**PROBLEM REQUIREMENTS:** Each line below must be set down exactly; omit any image you find.

**GIVEN DATA:**
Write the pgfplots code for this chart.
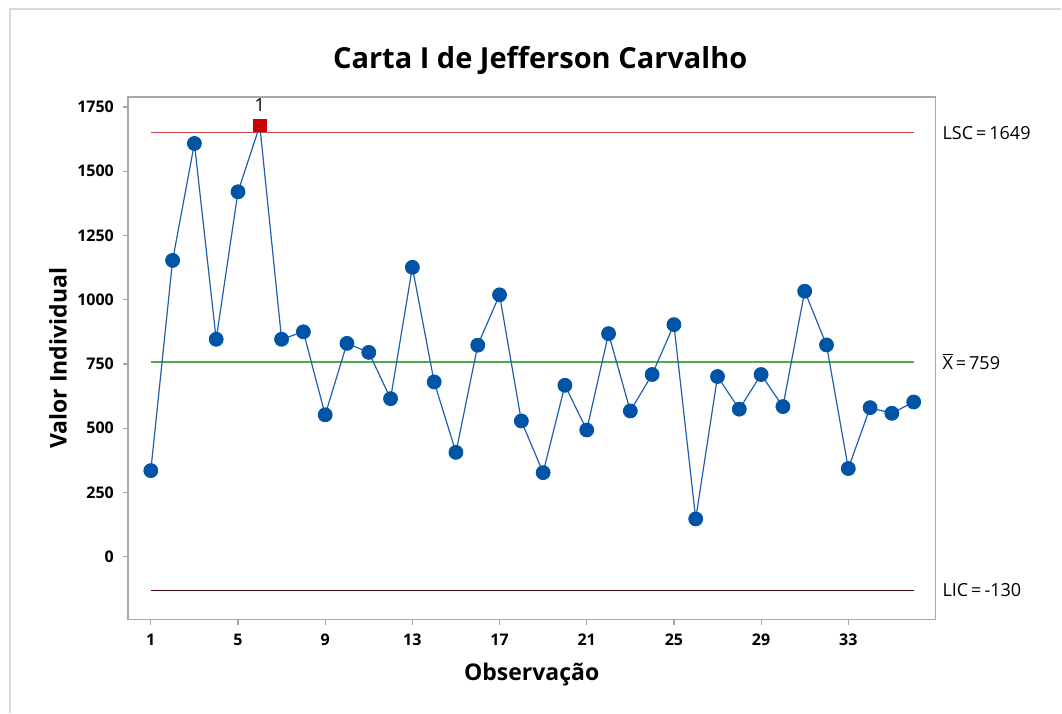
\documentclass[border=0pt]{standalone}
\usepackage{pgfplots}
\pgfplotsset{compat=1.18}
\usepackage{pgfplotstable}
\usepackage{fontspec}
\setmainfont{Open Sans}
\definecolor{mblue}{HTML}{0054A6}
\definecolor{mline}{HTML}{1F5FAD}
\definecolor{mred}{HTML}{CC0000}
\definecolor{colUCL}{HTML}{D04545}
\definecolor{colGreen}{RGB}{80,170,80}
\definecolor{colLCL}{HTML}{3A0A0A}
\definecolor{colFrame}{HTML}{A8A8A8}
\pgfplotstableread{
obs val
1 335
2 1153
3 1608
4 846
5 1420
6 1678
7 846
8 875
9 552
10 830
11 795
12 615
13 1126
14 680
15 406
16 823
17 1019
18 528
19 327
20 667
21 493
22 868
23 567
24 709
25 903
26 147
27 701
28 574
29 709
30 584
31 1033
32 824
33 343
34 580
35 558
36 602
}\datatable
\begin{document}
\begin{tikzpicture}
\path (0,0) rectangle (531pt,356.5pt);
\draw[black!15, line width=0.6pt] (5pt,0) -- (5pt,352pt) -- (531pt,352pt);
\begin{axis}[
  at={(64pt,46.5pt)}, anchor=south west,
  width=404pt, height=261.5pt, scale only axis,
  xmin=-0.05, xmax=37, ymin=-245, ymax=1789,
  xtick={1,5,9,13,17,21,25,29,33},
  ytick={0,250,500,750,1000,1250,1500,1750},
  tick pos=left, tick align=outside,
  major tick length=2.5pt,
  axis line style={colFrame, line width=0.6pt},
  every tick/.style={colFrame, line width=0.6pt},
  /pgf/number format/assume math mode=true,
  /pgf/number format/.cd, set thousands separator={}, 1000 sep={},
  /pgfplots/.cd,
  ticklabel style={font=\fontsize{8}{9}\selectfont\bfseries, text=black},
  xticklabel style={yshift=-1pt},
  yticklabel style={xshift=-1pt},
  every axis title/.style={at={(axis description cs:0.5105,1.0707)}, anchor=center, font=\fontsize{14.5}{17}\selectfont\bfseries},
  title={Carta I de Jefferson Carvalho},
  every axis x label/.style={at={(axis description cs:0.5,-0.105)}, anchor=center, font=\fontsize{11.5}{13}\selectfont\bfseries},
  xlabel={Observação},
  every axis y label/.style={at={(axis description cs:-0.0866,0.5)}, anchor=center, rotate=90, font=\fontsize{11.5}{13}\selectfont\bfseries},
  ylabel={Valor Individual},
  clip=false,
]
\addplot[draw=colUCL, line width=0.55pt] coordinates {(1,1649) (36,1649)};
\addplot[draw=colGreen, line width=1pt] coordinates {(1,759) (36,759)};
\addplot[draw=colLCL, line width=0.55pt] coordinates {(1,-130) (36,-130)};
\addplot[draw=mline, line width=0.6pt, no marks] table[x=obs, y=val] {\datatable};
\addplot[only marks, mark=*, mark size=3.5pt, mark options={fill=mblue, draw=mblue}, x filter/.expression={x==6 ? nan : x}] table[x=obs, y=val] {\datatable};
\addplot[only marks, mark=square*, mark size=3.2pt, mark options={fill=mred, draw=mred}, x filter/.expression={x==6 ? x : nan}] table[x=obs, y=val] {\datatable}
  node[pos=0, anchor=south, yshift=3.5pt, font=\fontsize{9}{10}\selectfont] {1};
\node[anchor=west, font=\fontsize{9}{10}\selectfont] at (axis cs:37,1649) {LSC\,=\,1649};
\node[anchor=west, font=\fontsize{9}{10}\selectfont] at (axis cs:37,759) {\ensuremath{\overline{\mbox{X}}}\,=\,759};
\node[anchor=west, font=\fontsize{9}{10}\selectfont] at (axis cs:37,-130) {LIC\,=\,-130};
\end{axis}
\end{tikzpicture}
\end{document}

**REPLY:**
Write the pgfplots code for this chart.
\documentclass[border=0pt]{standalone}
\usepackage{pgfplots}
\pgfplotsset{compat=1.18}
\usepackage{pgfplotstable}
\usepackage{fontspec}
\setmainfont{Open Sans}
\definecolor{mblue}{HTML}{0054A6}
\definecolor{mline}{HTML}{1F5FAD}
\definecolor{mred}{HTML}{CC0000}
\definecolor{colUCL}{HTML}{D04545}
\definecolor{colGreen}{RGB}{80,170,80}
\definecolor{colLCL}{HTML}{3A0A0A}
\definecolor{colFrame}{HTML}{A8A8A8}
\pgfplotstableread{
obs val
1 335
2 1153
3 1608
4 846
5 1420
6 1678
7 846
8 875
9 552
10 830
11 795
12 615
13 1126
14 680
15 406
16 823
17 1019
18 528
19 327
20 667
21 493
22 868
23 567
24 709
25 903
26 147
27 701
28 574
29 709
30 584
31 1033
32 824
33 343
34 580
35 558
36 602
}\datatable
\begin{document}
\begin{tikzpicture}
\path (0,0) rectangle (531pt,356.5pt);
\draw[black!15, line width=0.6pt] (5pt,0) -- (5pt,352pt) -- (531pt,352pt);
\begin{axis}[
  at={(64pt,46.5pt)}, anchor=south west,
  width=404pt, height=261.5pt, scale only axis,
  xmin=-0.05, xmax=37, ymin=-245, ymax=1789,
  xtick={1,5,9,13,17,21,25,29,33},
  ytick={0,250,500,750,1000,1250,1500,1750},
  tick pos=left, tick align=outside,
  major tick length=2.5pt,
  axis line style={colFrame, line width=0.6pt},
  every tick/.style={colFrame, line width=0.6pt},
  /pgf/number format/assume math mode=true,
  /pgf/number format/.cd, set thousands separator={}, 1000 sep={},
  /pgfplots/.cd,
  ticklabel style={font=\fontsize{8}{9}\selectfont\bfseries, text=black},
  xticklabel style={yshift=-1pt},
  yticklabel style={xshift=-1pt},
  every axis title/.style={at={(axis description cs:0.5105,1.0707)}, anchor=center, font=\fontsize{14.5}{17}\selectfont\bfseries},
  title={Carta I de Jefferson Carvalho},
  every axis x label/.style={at={(axis description cs:0.5,-0.105)}, anchor=center, font=\fontsize{11.5}{13}\selectfont\bfseries},
  xlabel={Observação},
  every axis y label/.style={at={(axis description cs:-0.0866,0.5)}, anchor=center, rotate=90, font=\fontsize{11.5}{13}\selectfont\bfseries},
  ylabel={Valor Individual},
  clip=false,
]
\addplot[draw=colUCL, line width=0.55pt] coordinates {(1,1649) (36,1649)};
\addplot[draw=colGreen, line width=1pt] coordinates {(1,759) (36,759)};
\addplot[draw=colLCL, line width=0.55pt] coordinates {(1,-130) (36,-130)};
\addplot[draw=mline, line width=0.6pt, no marks] table[x=obs, y=val] {\datatable};
\addplot[only marks, mark=*, mark size=3.5pt, mark options={fill=mblue, draw=mblue}, x filter/.expression={x==6 ? nan : x}] table[x=obs, y=val] {\datatable};
\addplot[only marks, mark=square*, mark size=3.2pt, mark options={fill=mred, draw=mred}, x filter/.expression={x==6 ? x : nan}] table[x=obs, y=val] {\datatable}
  node[pos=0, anchor=south, yshift=3.5pt, font=\fontsize{9}{10}\selectfont] {1};
\node[anchor=west, font=\fontsize{9}{10}\selectfont] at (axis cs:37,1649) {LSC\,=\,1649};
\node[anchor=west, font=\fontsize{9}{10}\selectfont] at (axis cs:37,759) {\ensuremath{\overline{\mbox{X}}}\,=\,759};
\node[anchor=west, font=\fontsize{9}{10}\selectfont] at (axis cs:37,-130) {LIC\,=\,-130};
\end{axis}
\end{tikzpicture}
\end{document}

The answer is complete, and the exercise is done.